I so wanted this film to end as indeed it did, on a note of strongly moderated wary hopefulness and optimism reflected in the peacefulness of the landscape and the ambiguous image of the train (departing? passing through? full or empty...?).

Nevertheless, it is a film whose narrative unfolds at length. I don't, on reflection, think it would benefit from cuts. As one would expect from Ozu, this is not an action movie and its drama is slow to emerge as the drama of the ordinary and everyday often is.

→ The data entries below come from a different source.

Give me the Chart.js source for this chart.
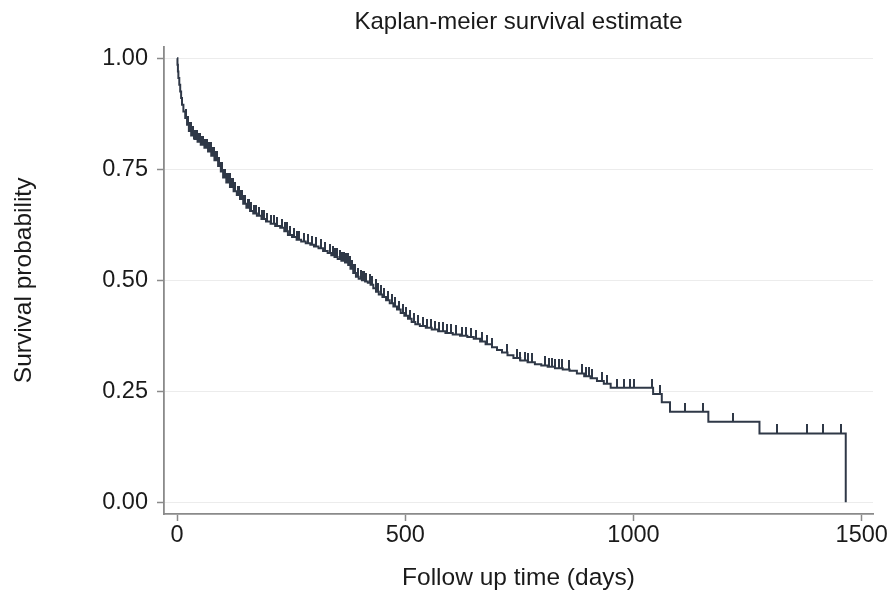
<!DOCTYPE html>
<html>
<head>
<meta charset="utf-8">
<script src="https://cdn.jsdelivr.net/npm/chart.js@4.4.1/dist/chart.umd.min.js"></script>
<style>
  html, body { margin: 0; padding: 0; background: #ffffff; }
  #wrap { width: 895px; height: 595px; }
</style>
</head>
<body>
<div id="wrap"><canvas id="c" width="895" height="595"></canvas></div>
<script>
// ---- Data ----
const chartTitle = "Kaplan-meier survival estimate";
const xAxisTitle = "Follow up time (days)";
const yAxisTitle = "Survival probability";
const xTickValues = [0, 500, 1000, 1500];
const yTickValues = [0, 0.25, 0.5, 0.75, 1];

// event times (days) and survival estimate just after each event
const eventTimes = [0, 1, 2, 3, 5, 7, 9, 11, 14, 18, 22, 26, 31, 38, 45, 52, 60, 68, 75, 82, 90, 96, 101, 108, 116, 124, 131, 138, 145, 152, 160, 167, 175, 185, 195, 205, 215, 226, 235, 243, 252, 262, 272, 282, 292, 300, 310, 320, 330, 338, 345, 352, 360, 368, 375, 380, 386, 392, 398, 405, 412, 418, 424, 430, 436, 442, 450, 458, 466, 474, 482, 490, 498, 506, 514, 522, 532, 545, 558, 572, 588, 604, 620, 636, 650, 664, 676, 690, 701, 712, 724, 737, 752, 768, 784, 798, 812, 828, 845, 860, 876, 892, 906, 920, 935, 950, 1043, 1062, 1080, 1164, 1276, 1465];
const survival   = [1.000, 0.985, 0.970, 0.955, 0.940, 0.925, 0.910, 0.895, 0.880, 0.865, 0.850, 0.836, 0.826, 0.818, 0.812, 0.805, 0.798, 0.790, 0.780, 0.770, 0.757, 0.745, 0.731, 0.720, 0.710, 0.700, 0.692, 0.683, 0.672, 0.663, 0.656, 0.650, 0.645, 0.638, 0.632, 0.627, 0.622, 0.618, 0.610, 0.602, 0.597, 0.591, 0.587, 0.583, 0.580, 0.576, 0.572, 0.566, 0.561, 0.556, 0.552, 0.548, 0.544, 0.540, 0.534, 0.526, 0.516, 0.508, 0.503, 0.500, 0.497, 0.494, 0.490, 0.482, 0.474, 0.468, 0.462, 0.455, 0.448, 0.441, 0.434, 0.426, 0.420, 0.413, 0.406, 0.401, 0.397, 0.393, 0.389, 0.385, 0.381, 0.378, 0.375, 0.372, 0.368, 0.362, 0.356, 0.349, 0.343, 0.337, 0.331, 0.325, 0.319, 0.315, 0.311, 0.308, 0.305, 0.302, 0.299, 0.296, 0.290, 0.284, 0.279, 0.273, 0.267, 0.258, 0.244, 0.225, 0.204, 0.1815, 0.155, 0.000];

// censored observation times (days)
const censorTimes = [20, 24, 28, 30, 32, 34, 36, 38, 40, 42, 44, 46, 48, 51, 55, 58, 61, 63, 66, 70, 74, 78, 81, 85, 88, 91, 93, 96, 99, 103, 105, 109, 112, 115, 118, 122, 125, 128, 133, 135, 140, 142, 147, 150, 155, 158, 163, 168, 172, 180, 186, 190, 198, 206, 212, 220, 230, 236, 240, 248, 256, 262, 268, 278, 286, 296, 305, 315, 325, 335, 342, 346, 350, 356, 362, 366, 370, 374, 378, 383, 387, 390, 396, 402, 406, 410, 415, 422, 428, 435, 440, 446, 454, 462, 470, 478, 486, 494, 502, 510, 520, 528, 538, 548, 556, 565, 575, 582, 592, 600, 612, 625, 632, 645, 655, 668, 679, 690, 723, 745, 752, 763, 770, 778, 807, 814, 822, 829, 836, 844, 858, 888, 895, 902, 910, 932, 942, 964, 979, 993, 1001, 1041, 1059, 1113, 1152, 1219, 1314, 1381, 1416, 1455];

// ---- Build library data from the arrays ----
function survivalAt(t) {
  let s = survival[0];
  for (let i = 0; i < eventTimes.length; i++) {
    if (eventTimes[i] <= t) s = survival[i]; else break;
  }
  return s;
}
const curvePoints = eventTimes.map((t, i) => ({ x: t, y: survival[i] }));
const censorPoints = censorTimes.map(t => ({ x: t, y: survivalAt(t) }));

const lineColor = '#2f3847';
// upward censor tick marker
const tickMark = document.createElement('canvas');
tickMark.width = 2; tickMark.height = 18;
(function () {
  const g = tickMark.getContext('2d');
  g.fillStyle = lineColor;
  g.fillRect(0, 0, 2, 9);
})();

Chart.defaults.font.family = "'Liberation Sans', Arial, Helvetica, sans-serif";
Chart.defaults.color = '#1a1a1a';

new Chart(document.getElementById('c'), {
  type: 'scatter',
  data: {
    datasets: [
      {
        type: 'line',
        data: curvePoints,
        stepped: true,
        borderColor: lineColor,
        borderWidth: 2,
        pointRadius: 0,
        fill: false,
        tension: 0
      },
      {
        type: 'scatter',
        data: censorPoints,
        pointStyle: tickMark,
        pointRadius: 9,
        pointHoverRadius: 9
      }
    ]
  },
  options: {
    responsive: false,
    animation: false,
    events: [],
    layout: { padding: { left: 0, right: 22, top: 0, bottom: 0 } },
    plugins: {
      legend: { display: false },
      tooltip: { enabled: false },
      title: {
        display: true,
        text: chartTitle,
        fullSize: false,
        color: '#1a1a1a',
        font: { size: 24, weight: 'normal' },
        padding: { top: 8, bottom: 10 }
      }
    },
    scales: {
      x: {
        type: 'linear',
        min: -28.5,
        max: 1524.7,
        afterBuildTicks: (s) => { s.ticks = xTickValues.map(v => ({ value: v })); },
        afterFit: (s) => { s.height = 81; },
        ticks: {
          font: { size: 23.5 },
          padding: 0,
          color: '#1a1a1a',
          callback: (v) => String(v)
        },
        grid: {
          drawOnChartArea: false,
          drawTicks: true,
          tickLength: 7,
          tickColor: '#8a8a8a',
          tickWidth: 1.5
        },
        border: { display: true, color: '#8a8a8a', width: 1.8 },
        title: {
          display: true,
          text: xAxisTitle,
          color: '#1a1a1a',
          font: { size: 24.5 },
          padding: { top: 0, bottom: 2 }
        }
      },
      y: {
        type: 'linear',
        min: -0.0264,
        max: 1.0255,
        afterBuildTicks: (s) => { s.ticks = yTickValues.map(v => ({ value: v })); },
        afterFit: (s) => { s.width = 164; },
        ticks: {
          font: { size: 23.5 },
          padding: 9,
          color: '#1a1a1a',
          callback: (v) => Number(v).toFixed(2)
        },
        grid: {
          color: '#ececec',
          lineWidth: 1,
          drawTicks: true,
          tickLength: 7,
          tickColor: '#8a8a8a',
          tickWidth: 1.5
        },
        border: { display: true, color: '#8a8a8a', width: 1.8 },
        title: {
          display: true,
          text: yAxisTitle,
          color: '#1a1a1a',
          font: { size: 24.5 },
          padding: { top: 10, bottom: 0 }
        }
      }
    }
  }
});
</script>
</body>
</html>
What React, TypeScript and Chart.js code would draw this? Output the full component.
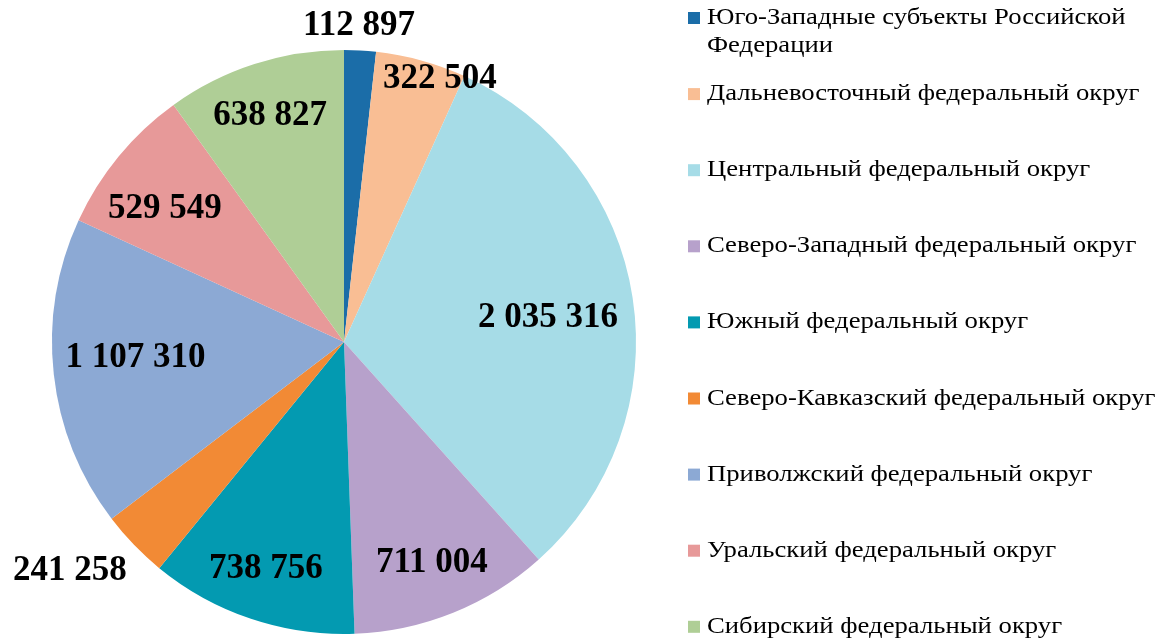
import React, { useEffect, useRef } from "react";
import { Chart, registerables } from "chart.js";

Chart.register(...registerables);

const categories: string[][] = [
  ["Юго-Западные субъекты Российской", "Федерации"],
  ["Дальневосточный федеральный округ"],
  ["Центральный федеральный округ"],
  ["Северо-Западный федеральный округ"],
  ["Южный федеральный округ"],
  ["Северо-Кавказский федеральный округ"],
  ["Приволжский федеральный округ"],
  ["Уральский федеральный округ"],
  ["Сибирский федеральный округ"],
];

const values: number[] = [112897, 322504, 2035316, 711004, 738756, 241258, 1107310, 529549, 638827];

const colors: string[] = [
  "#1B6DA8",
  "#F9BE94",
  "#A6DCE7",
  "#B7A1CB",
  "#039AB1",
  "#F28A35",
  "#8CA9D4",
  "#E79999",
  "#AFCE96",
];

// label placement style: radius fraction and angle shift (degrees)
const labelRadius: number[] = [1.087, 0.962, 0.704, 0.811, 0.819, 1.221, 0.716, 0.766, 0.818];
const labelShift: number[] = [-0.45, 4.65, 1.75, 0.15, 0.45, 4.25, 2.2, -2.66, -0.18];

const fmt = (v: number) => String(v).replace(/\B(?=(\d{3})+(?!\d))/g, " ");

const SERIF = '"Liberation Serif", "Times New Roman", serif';

const labelsPlugin = {
  id: "sliceLabels",
  afterDatasetsDraw(chart: any) {
    const ctx = chart.ctx;
    const meta = chart.getDatasetMeta(0);
    ctx.save();
    ctx.font = `bold 35px ${SERIF}`;
    ctx.fillStyle = "#000";
    ctx.textAlign = "center";
    ctx.textBaseline = "middle";
    meta.data.forEach((arc: any, i: number) => {
      const mid = (arc.startAngle + arc.endAngle) / 2 + (labelShift[i] * Math.PI) / 180;
      const r = arc.outerRadius * labelRadius[i];
      const x = arc.x + Math.cos(mid) * r;
      const y = arc.y + Math.sin(mid) * r;
      ctx.fillText(fmt(values[i]), x, y + 1);
    });
    ctx.restore();
  },
};

const legendPlugin = {
  id: "sideLegend",
  afterDraw(chart: any) {
    const ctx = chart.ctx;
    ctx.save();
    ctx.font = `23px ${SERIF}`;
    ctx.textAlign = "left";
    ctx.textBaseline = "middle";
    const x0 = 688;
    const tx = 707;
    const startY = 18;
    const step = 76.1;
    const sx = 1.16;
    categories.forEach((lines, i) => {
      const y = startY + i * step;
      ctx.fillStyle = colors[i];
      ctx.fillRect(x0, y - 6, 12, 12);
      ctx.fillStyle = "#000";
      lines.forEach((t, j) => {
        ctx.save();
        ctx.translate(tx, y + j * 28);
        ctx.scale(sx, 1);
        ctx.fillText(t, 0, 0);
        ctx.restore();
      });
    });
    ctx.restore();
  },
};

export default function App() {
  const ref = useRef<HTMLCanvasElement | null>(null);
  useEffect(() => {
    if (!ref.current) return;
    const chart = new Chart(ref.current, {
      type: "pie",
      data: {
        labels: categories.map((c) => c.join(" ")),
        datasets: [
          {
            data: values,
            backgroundColor: colors,
            borderWidth: 0,
          },
        ],
      },
      options: {
        animation: false,
        responsive: false,
        maintainAspectRatio: false,
        layout: { padding: { top: 50, bottom: 7, left: 52, right: 524 } },
        plugins: {
          legend: { display: false },
          tooltip: { enabled: false },
        },
      },
      plugins: [labelsPlugin, legendPlugin],
    });
    return () => chart.destroy();
  }, []);
  return (
    <div style={{ position: "absolute", left: 0, top: 0, width: 1160, height: 641, background: "#fff" }}>
      <canvas ref={ref} width={1160} height={641} style={{ width: 1160, height: 641 }} />
    </div>
  );
}
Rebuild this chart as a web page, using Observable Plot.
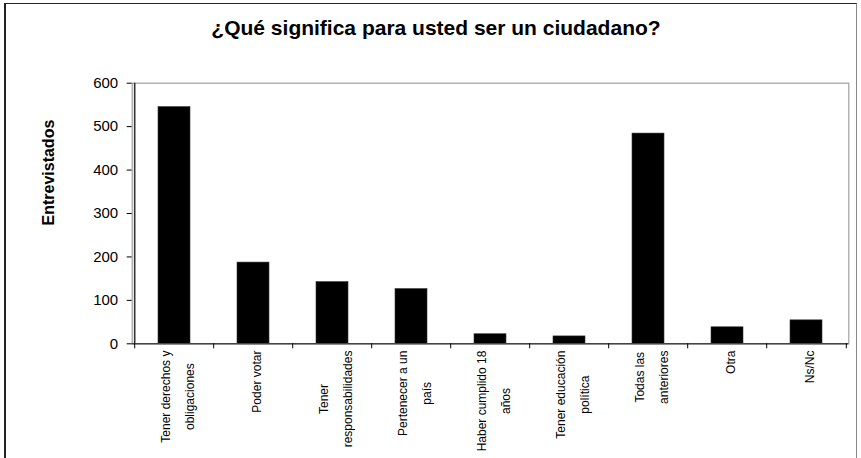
<!DOCTYPE html>
<html><head><meta charset="utf-8">
<script src="https://cdn.jsdelivr.net/npm/d3@7"></script>
<script src="https://cdn.jsdelivr.net/npm/@observablehq/plot@0.6"></script>
<style>
html,body{margin:0;padding:0;background:#fff;}
#wrap{position:relative;width:861px;height:458px;overflow:hidden;font-family:"Liberation Sans",Arial,sans-serif;}
#frame{position:absolute;left:4px;top:3px;width:853px;height:480px;border-left:2px solid #222;border-top:1.5px solid #222;border-right:1.5px solid #888;box-sizing:border-box;}
#title{position:absolute;left:0;width:872px;top:16px;text-align:center;font-weight:bold;font-size:21px;color:#000;}
#chart{position:absolute;left:0;top:0;}
</style></head><body>
<div id="wrap"><div id="frame"></div><div id="title">¿Qué significa para usted ser un ciudadano?</div><div id="chart"></div></div>
<script>
const categories = [
  "Tener derechos y\nobligaciones",
  "Poder votar",
  "Tener\nresponsabilidades",
  "Pertenecer a un\npaís",
  "Haber cumplido 18\naños",
  "Tener educación\npolítica",
  "Todas las\nanteriores",
  "Otra",
  "Ns/Nc"
];
const values = [545, 187, 142, 126, 22, 17, 484, 38, 54];
const yTicks = [0, 100, 200, 300, 400, 500, 600];
const yLabel = "Entrevistados";

const data = categories.map((c, i) => ({cat: c, value: values[i]}));

const W = 861, H = 458;
const ML = 131.7, MR = 12.7, MT = 82.7, MB = 114.7;
const step = (W - ML - MR) / categories.length;

const labelFont = 12;
const ctx = document.createElement("canvas").getContext("2d");
ctx.font = `${labelFont}px "Liberation Sans"`;
const maxWidth = (s) => Math.max(...s.split("\n").map(l => ctx.measureText(l).width));

const labelMarks = categories.map(c => Plot.text([c], {
  x: d => d, text: d => d, frameAnchor: "bottom",
  rotate: -90, textAnchor: "middle", lineAnchor: "middle",
  lineHeight: 2, fontSize: labelFont, fill: "#000",
  dy: 6.8 + maxWidth(c) / 2
}));

const chart = Plot.plot({
  width: W, height: H,
  marginLeft: ML, marginRight: MR, marginTop: MT, marginBottom: MB,
  style: {fontFamily: '"Liberation Sans", Arial, sans-serif', background: "transparent", color: "#000"},
  x: {domain: categories, paddingInner: 0.6, paddingOuter: 0.3, axis: null},
  y: {domain: [0, 600], axis: null},
  marks: [
    Plot.frame({stroke: "#a0a0a0", strokeWidth: 1.2}),
    Plot.barY(data, {x: "cat", y: "value", fill: "#000", stroke: "#333", strokeWidth: 0.6}),
    Plot.axisY({ticks: yTicks, tickSize: 5, tickPadding: 9, fontSize: 15, label: null, stroke: "#000"}),
    Plot.ruleX([categories[0]], {dx: -step / 2, stroke: "#333", strokeWidth: 1.6}),
    Plot.ruleY([0], {stroke: "#444", strokeWidth: 1.6}),
    Plot.ruleX(categories, {x: d => d, y1: 0, y2: 0, insetBottom: -5, dx: -step / 2, stroke: "#000"}),
    Plot.ruleX([categories[categories.length - 1]], {x: d => d, y1: 0, y2: 0, insetBottom: -5, dx: step / 2, stroke: "#000"}),
    ...labelMarks,
    Plot.text([yLabel], {text: d => d, frameAnchor: "left", dx: -83, dy: 12, rotate: -90, fontWeight: "bold", fontSize: 16, fill: "#000"})
  ]
});
document.getElementById("chart").appendChild(chart);
</script>
</body></html>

Much, I think, depends on Ozu's occasional, but pointed focus on the strains of being a 'salary man', a strain highlighted by the couple of scenes of commuters going to catch the train at Kamata station. There's one particularly striking episode in a bar in which the young Shoji listens to the reflections of the bar owner - a former salary man who worked in the same company as Shoji (the TOA Firebrick Company), and who got out - and a man with only a little time left before retiring on what will be a pension that is less than he hoped. This perhaps explains why Shoji, and his circle of office friends, spend so much time playing mah-jong in the evenings – to obliterate the dreariness of their daily life and prospects; and it explains why, in turn, Shoji’s wife, Masako, finds herself spending so many lonely evenings at home on her own. Together with what seems, to this European viewer's eye, a marked reluctance on the part of the Japanese male to speak of his feelings to his wife and womenfolk, Shoji’s internalising of the misery of his ‘grindstone’ life creates a distance between him and Masako which, by the time the movie begins, has gone far enough for Masako to turn down a chance to spend time with Shoji at the weekend on a hike with his friends. And it is during this hike that 'The Goldfish' starts making a play for him. You can guess the rest of the story more or less, but then I find Ozu is so good at making the ordinary exceptional.

I found this a very rewarding movie.